Perhaps, rather than physical tunnels below an area, the Dungeon itself is a demiplane. the demiplane of the dungeon may have its own rules, and its size could be quite large. we know that a wizard can create a demiplane with magic (effects vary by edition). so it would make sense if a Curse were to begin opening portals to a demiplane, and the demiplane were slowly growing as the curse progressed, slowly gaining more power. perhaps its was created by research into the Maze spell, combines with the demiplane, to make a more powerful and diabolical version of those spells....
 

Supplanter

Retired User
It fits well with the Joseph Campbell type notion that the Underworld is the realm of the id - here the id of the noble rulers given form. That also explains why there can be occasional benevolent features within the megadungeon - an act of kindness creates a healing fountain, say.
Oh, good point!

You could even use dungeons in remote places as hooks for PCs to seek out the kingdoms where they were spawned and perhaps cleanse their institutions of the sins of power.
Interesting. You mean, like, the dungeon spawned by the crimes of Westphalia might appear somewhere else entirely? Or do you mean finding a dungeon in a remote place indicates there was now-vanished kingdom in the vicinity? (In that case, I don't think I understand yet how you seek it out and cleanse its sins.)
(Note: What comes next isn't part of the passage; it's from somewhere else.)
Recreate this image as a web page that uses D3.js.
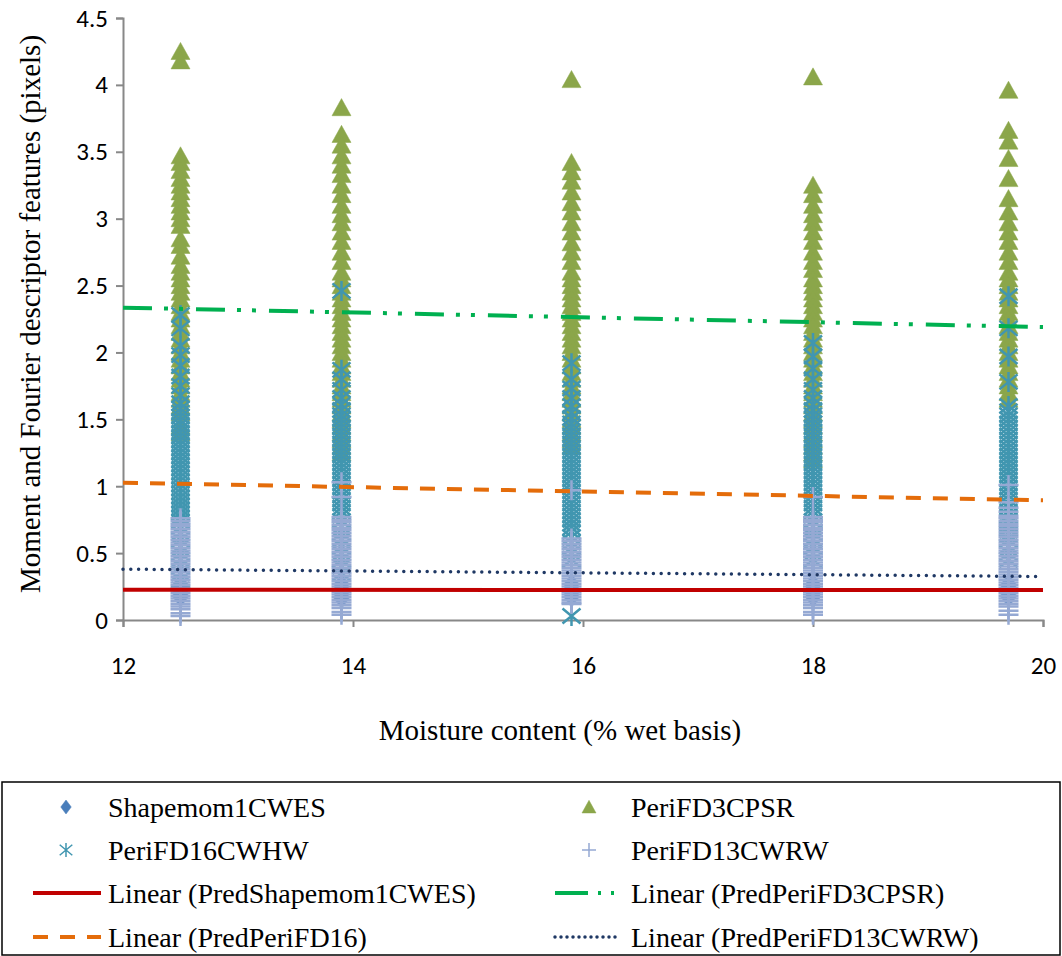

Worst of all for their subjects are those tyrants who try to turn dungeons to their own advantage. Some dungeon dwellers, orcs and werewolves and others, will undertake missions of evil and mayhem for payment in gold, or more rarely even for its own sake. So if you want the heads of the rebels in the woods delivered to you, or a tax-delinquent village burned pour encourager les autres, you can certainly have that done for you... for a time, and as long as you don't mind the collateral damage. Obviously each such mission only expands your dungeon, until the day comes when a larger horde still, or perhaps an unmasterable demon, bursts on you in your own hall.
I've gone back and forth on whether I'd want that to work in my own campaign, but it's a perfectly valid option, sure. You could also have rulers who, as soon as that first entrance appears, commission adventurers to - clear the dungeon for them! Maybe they think it works if they win the race between monster-killing and new construction. (You can happily literalize those old "Under Construction" signs we used to put up in this campaign.) Maybe that's just what those crafty clerics tell them. Or, sadness, maybe that could work...

In the past I also toyed with a Winchester Mansion (legendary version) origin of a megadungeon. Combining it with the Id idea here, maybe some rulers frantically try to expand their own megadungeons hoping it will keep the denizens below-ground.